- SUPPLIED DATA -
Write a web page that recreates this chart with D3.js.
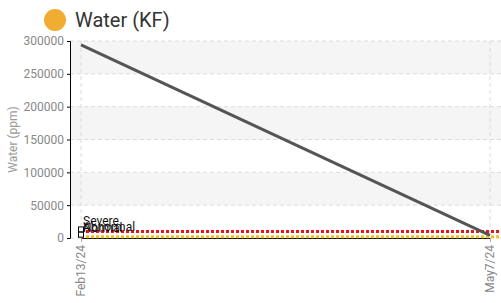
<!DOCTYPE html>
<html>
<head>
<meta charset="utf-8">
<script src="https://cdn.jsdelivr.net/npm/d3@7"></script>
<style>
  body { margin: 0; background: #fff; font-family: Roboto, "Noto Sans", sans-serif; }
</style>
</head>
<body>
<div class="chart"></div>
<script>
// data
const dates = ['2024-02-13', '2024-05-07'];
const dateLabels = ['Feb13/24', 'May7/24'];
const waterValues = [294000, 4000];
const limitNames = ['Severe', 'Abnormal', 'Normal'];
const limitValues = [10000, 2000, 0];
const limitColors = ['#e8141b', '#f2c21b', null];
const yTicks = [0, 50000, 100000, 150000, 200000, 250000, 300000];

const outerWidth = 501, outerHeight = 303;
const margin = {top: 41, right: 0, bottom: 65, left: 70};
const width = outerWidth - margin.left - margin.right;
const height = outerHeight - margin.top - margin.bottom;

const parse = d3.timeParse('%Y-%m-%d');

const svg = d3.select('.chart').append('svg')
    .attr('width', outerWidth)
    .attr('height', outerHeight);

// title
svg.append('circle')
    .attr('cx', 55).attr('cy', 20).attr('r', 11)
    .attr('fill', '#f0ad32');
svg.append('text')
    .attr('x', 75).attr('y', 27)
    .attr('font-size', 20)
    .attr('fill', '#333')
    .text('Water (KF)');

const g = svg.append('g')
    .attr('transform', 'translate(' + margin.left + ',' + margin.top + ')');

const x = d3.scaleTime()
    .domain(d3.extent(dates, parse))
    .range([11, 420]);

const y = d3.scaleLinear()
    .domain([0, 300000])
    .range([height, 0]);

// alternating bands
const bands = d3.pairs(yTicks).filter((d, i) => i % 2 === 1);
g.selectAll('.band').data(bands).enter().append('rect')
    .attr('x', 0)
    .attr('width', width)
    .attr('y', d => y(d[1]))
    .attr('height', d => y(d[0]) - y(d[1]))
    .attr('fill', '#f5f5f5');

// grid
g.selectAll('.hgrid').data(yTicks).enter().append('line')
    .attr('x1', 0).attr('x2', width)
    .attr('y1', d => y(d)).attr('y2', d => y(d))
    .attr('stroke', '#dcdcdc')
    .attr('stroke-dasharray', '4,3');
g.selectAll('.vgrid').data(dates).enter().append('line')
    .attr('x1', d => x(parse(d))).attr('x2', d => x(parse(d)))
    .attr('y1', 0).attr('y2', height)
    .attr('stroke', '#dcdcdc')
    .attr('stroke-dasharray', '4,3');

// y axis
const yAxis = g.append('g')
    .call(d3.axisLeft(y).tickValues(yTicks).tickSize(3).tickFormat(d3.format('d')));
yAxis.select('.domain').attr('stroke', '#000');
yAxis.selectAll('.tick line').attr('stroke', '#000');
yAxis.selectAll('text')
    .attr('fill', '#888')
    .attr('font-size', 12)
    .attr('font-family', 'Roboto, sans-serif');

svg.append('text')
    .attr('transform', 'translate(17,' + (margin.top + height / 2) + ') rotate(-90)')
    .attr('text-anchor', 'middle')
    .attr('fill', '#999')
    .attr('font-size', 12)
    .text('Water (ppm)');

// x axis
const xAxis = g.append('g')
    .attr('transform', 'translate(0,' + height + ')')
    .call(d3.axisBottom(x)
        .tickValues(dates.map(parse))
        .tickSize(4)
        .tickSizeOuter(0)
        .tickFormat((d, i) => dateLabels[i]));
xAxis.select('.domain').attr('stroke', '#000');
xAxis.selectAll('.tick line').attr('stroke', '#aaa');
xAxis.selectAll('.tick text')
    .attr('fill', '#888')
    .attr('font-size', 12)
    .attr('font-family', 'Roboto, sans-serif')
    .attr('text-anchor', 'end')
    .attr('transform', 'rotate(-90)')
    .attr('x', -7).attr('y', 0)
    .attr('dy', '0.3em');

// limit lines
const xr = x.range();
limitValues.forEach((v, i) => {
    if (limitColors[i]) {
        g.append('line')
            .attr('x1', xr[0]).attr('x2', width)
            .attr('y1', y(v)).attr('y2', y(v))
            .attr('stroke', limitColors[i])
            .attr('stroke-width', 3)
            .attr('stroke-dasharray', '3,2');
        g.append('rect')
            .attr('x', xr[0] - 2.5).attr('y', y(v) - 4.5)
            .attr('width', 5).attr('height', 5)
            .attr('fill', '#fff').attr('stroke', '#000');
    }
    g.append('text')
        .attr('x', xr[0] + 2)
        .attr('y', y(v) - 6)
        .attr('font-size', 12)
        .attr('fill', '#111')
        .text(limitNames[i]);
});

// water line
const line = d3.line()
    .x((d, i) => x(parse(dates[i])))
    .y(d => y(d));
g.append('path')
    .datum(waterValues)
    .attr('fill', 'none')
    .attr('stroke', '#555')
    .attr('stroke-width', 3)
    .attr('d', line);
</script>
</body>
</html>
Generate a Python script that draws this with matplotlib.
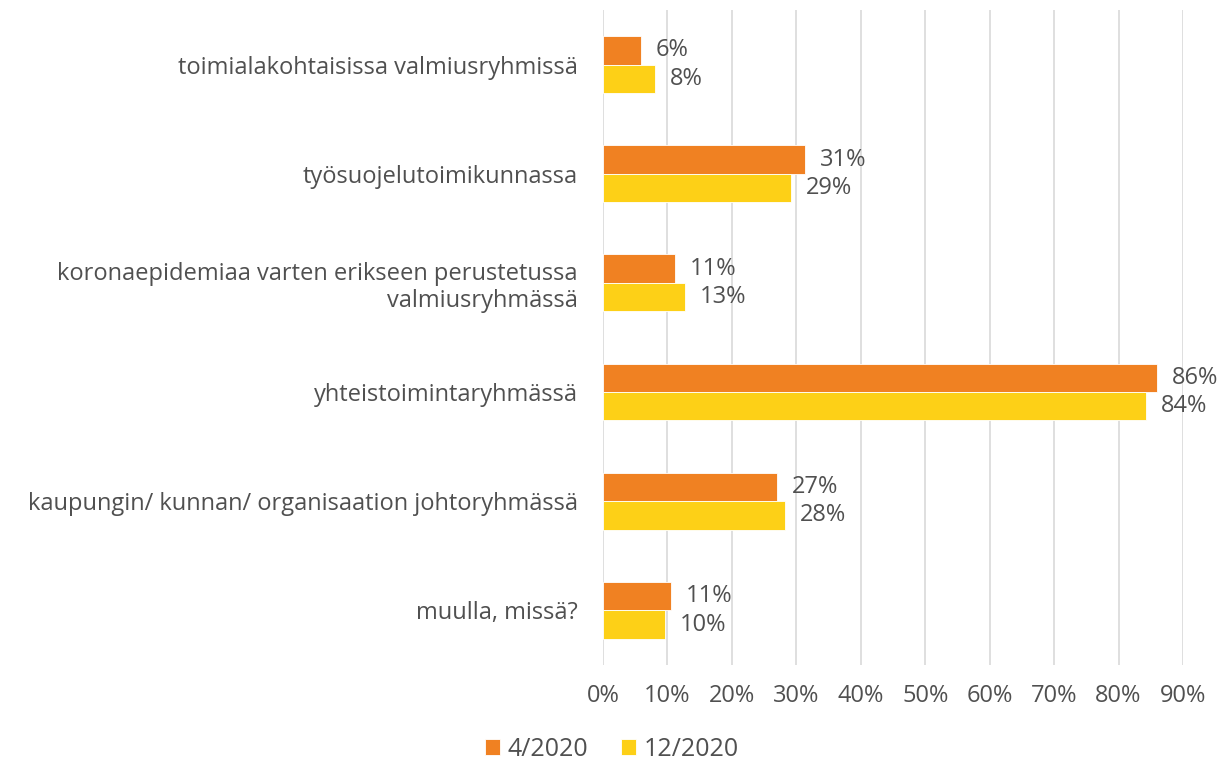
import matplotlib.pyplot as plt
import numpy as np

# ── Data ──────────────────────────────────────────────────────────────────────
kategoriat = [
    "toimialakohtaisissa valmiusryhmissä",
    "työsuojelutoimikunnassa",
    "koronaepidemiaa varten erikseen perustetussa\nvalmiusryhmässä",
    "yhteistoimintaryhmässä",
    "kaupungin/ kunnan/ organisaation johtoryhmässä",
    "muulla, missä?",
]
arvot_4_2020 = [5.9, 31.4, 11.2, 85.9, 27.0, 10.6]
arvot_12_2020 = [8.1, 29.2, 12.7, 84.2, 28.3, 9.6]
sarjat = ["4/2020", "12/2020"]
x_ticks = [0, 10, 20, 30, 40, 50, 60, 70, 80, 90]

ORANSSI = "#F08122"
KELTAINEN = "#FDD017"
HARMAA = "#505050"
FS = 17

plt.rcParams['font.family'] = ['Open Sans', 'DejaVu Sans']

fig = plt.figure(figsize=(12.24, 7.63), dpi=100)
ax = fig.add_axes([0.4926, 0.1284, 0.9665 - 0.4926, 0.987 - 0.1284])

y = np.arange(len(kategoriat))
h = 0.26
b1 = ax.barh(y - h / 2, arvot_4_2020, height=h, color=ORANSSI,
             edgecolor="white", linewidth=0.6, label=sarjat[0], zorder=3)
b2 = ax.barh(y + h / 2, arvot_12_2020, height=h, color=KELTAINEN,
             edgecolor="white", linewidth=0.6, label=sarjat[1], zorder=3)

for bars, vals in ((b1, arvot_4_2020), (b2, arvot_12_2020)):
    for bar, v in zip(bars, vals):
        ax.text(bar.get_width() + 2.3, bar.get_y() + bar.get_height() / 2,
                f"{v:.0f}%", va="center", ha="left", fontsize=FS, color=HARMAA)

ax.set_ylim(len(kategoriat) - 0.5, -0.5)
ax.set_xlim(0, 90)
ax.set_xticks(x_ticks)
ax.set_xticklabels([f"{t}%" for t in x_ticks], fontsize=FS, color=HARMAA)
ax.set_yticks(y)
ax.set_yticklabels(kategoriat, fontsize=FS, color=HARMAA, multialignment='right')
ax.tick_params(axis='both', length=0)
ax.tick_params(axis='y', pad=18)
ax.tick_params(axis='x', pad=14)
ax.grid(axis='x', color="#d9d9d9", linewidth=1.2, zorder=0)
for s in ax.spines.values():
    s.set_visible(False)

fig.legend(handles=[b1, b2], labels=sarjat, loc="center", bbox_to_anchor=(0.5, 0.018),
           ncol=2, frameon=False, fontsize=FS + 1, labelcolor=HARMAA,
           handlelength=0.6, handleheight=0.6, handletextpad=0.3, columnspacing=1.3)

fig.savefig("out.png", dpi=100)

- EXERCISE TASK -
Repeat the lines exactly as they stand, from the opening line of the data through the line with "200000, 250000, 300000];". Pictures stay out of the copy.

- RESULT FOR THIS TASK -
Write a web page that recreates this chart with D3.js.
<!DOCTYPE html>
<html>
<head>
<meta charset="utf-8">
<script src="https://cdn.jsdelivr.net/npm/d3@7"></script>
<style>
  body { margin: 0; background: #fff; font-family: Roboto, "Noto Sans", sans-serif; }
</style>
</head>
<body>
<div class="chart"></div>
<script>
// data
const dates = ['2024-02-13', '2024-05-07'];
const dateLabels = ['Feb13/24', 'May7/24'];
const waterValues = [294000, 4000];
const limitNames = ['Severe', 'Abnormal', 'Normal'];
const limitValues = [10000, 2000, 0];
const limitColors = ['#e8141b', '#f2c21b', null];
const yTicks = [0, 50000, 100000, 150000, 200000, 250000, 300000];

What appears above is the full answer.